Terkait dengan apa yang akan datang, laporan ini menemukan bahwa 73% pemimpin bisnis peserta survei mengakui adanya peluang dari Kecerdasan Buatan, tetapi mereka belum siap untuk memanfaatkan peluang tersebut. Laporan tersebut menyebutkan bahwa fokus pada pemasaran dengan personalisasi dan investasi dalam alat-alat yang diberdayakan oleh Kecerdasan Buatan untuk memfasilitasi personalisasi dalam skala besar akan memungkinkan bisnis untuk menjangkau konsumen Asia Tenggara dan mendorong ROI yang kuat secara efektif. “Kini, merangkul teknologi Kecerdasan Buatan menjadi lebih penting daripada sebelumnya bagi bisnis yang bertujuan untuk berkembang di lanskap digital Asia Tenggara yang terus berubah,” tambah Benjamin Joe.
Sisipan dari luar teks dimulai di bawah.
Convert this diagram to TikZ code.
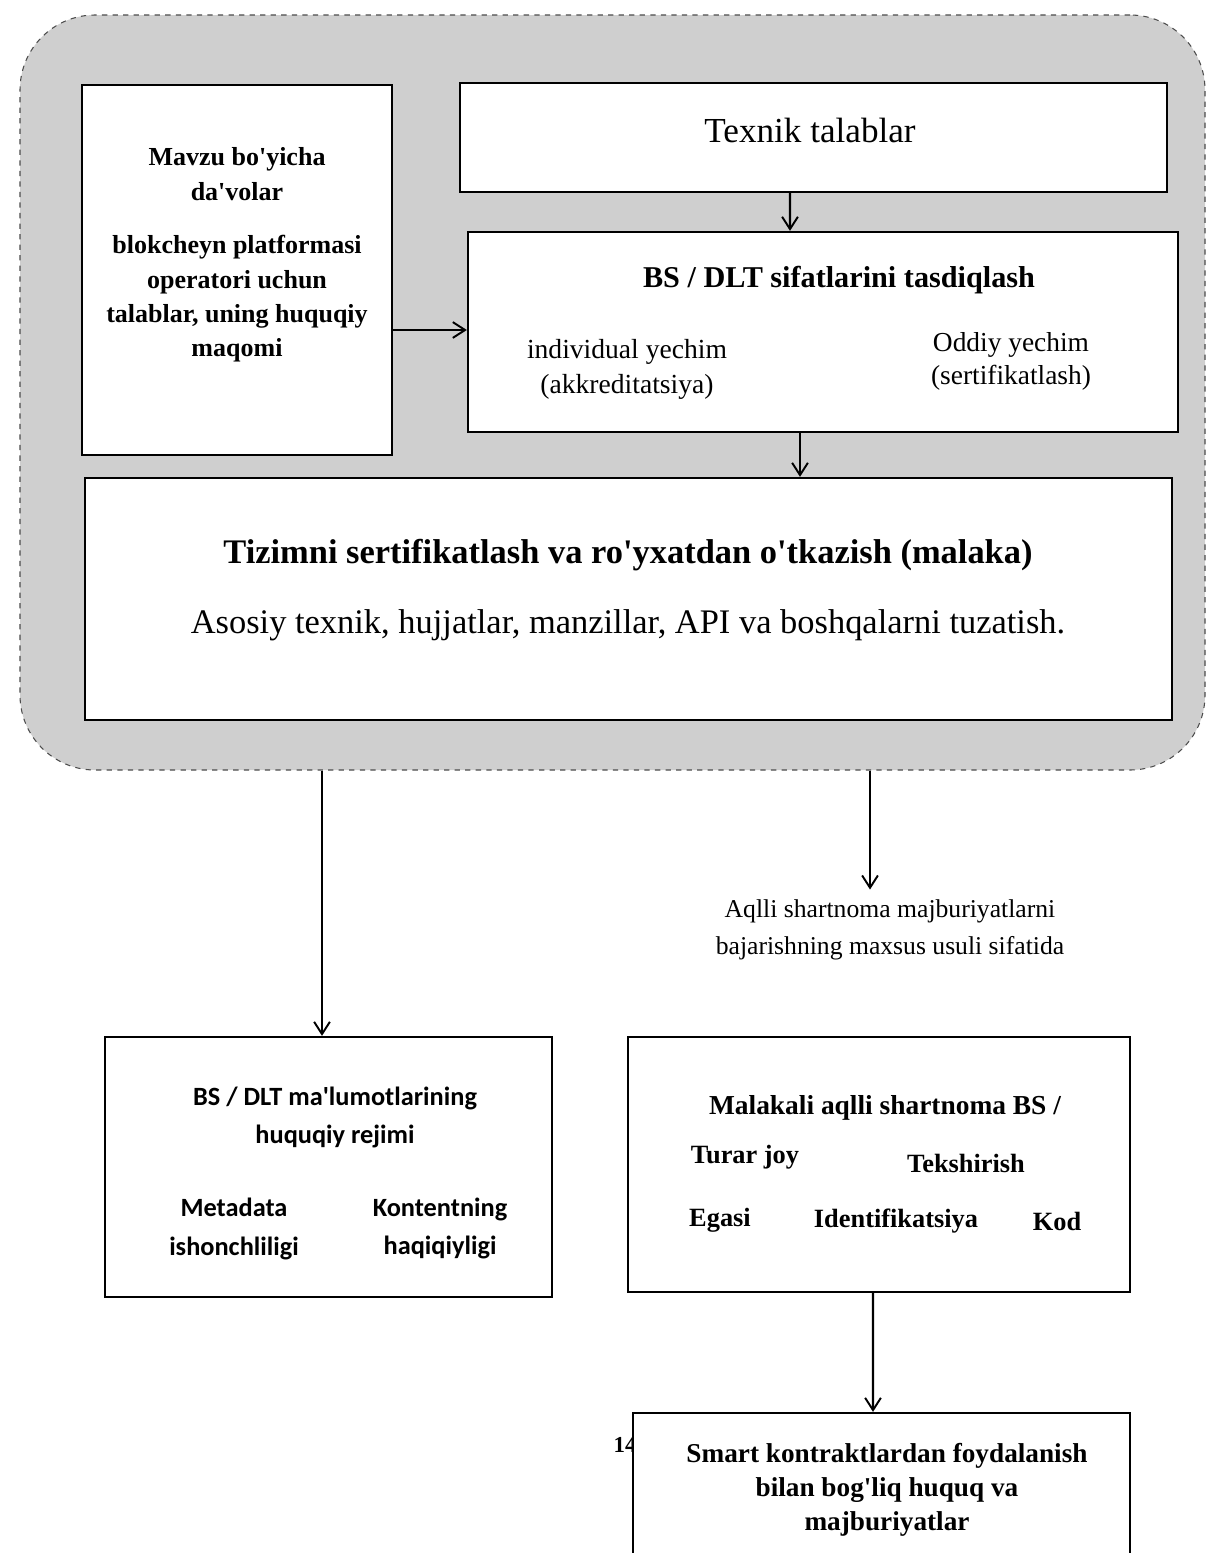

Munculnya pendobrak disruptif
Didefinisikan sebagai merek-merek yang baru masuk ke pasar dan tumbuh lima kali lebih cepat dalam pendapatan dibandingkan dengan laju pertumbuhan kategori mereka, saat ini, pendobrak disruptif meraup pendapatan sebesar US$52 miliar di Asia Tenggara saja dan meraih pangsa pasar sebesar 23% pada tahun 2022. Kategori-kategori teratas pendobrak disruptif yang telah berhasil meraih pangsa pasar meliputi produk kecantikan dan perawatan pribadi serta makanan kemasan.
“Pendobrak disruptif adalah merek-merek baru berusia kurang dari 10 tahun dengan pertumbuhan pangsa pasar yang kuat. Dengan perubahan ‘keinginan’ menjadi ‘kebutuhan’ dan ketidakpuasan terhadap apa yang ditawarkan oleh merek-merek lama yang sudah ada, tidak mengherankan jika konsumen Asia Tenggara memilih pendobrak disruptif untuk memenuhi kebutuhan yang belum terpenuhi dan ekspektasi yang terus berkembang,” tutur Mr. Sameer Mehta, Kepala Asia Tenggara di DSG Consumer Partners.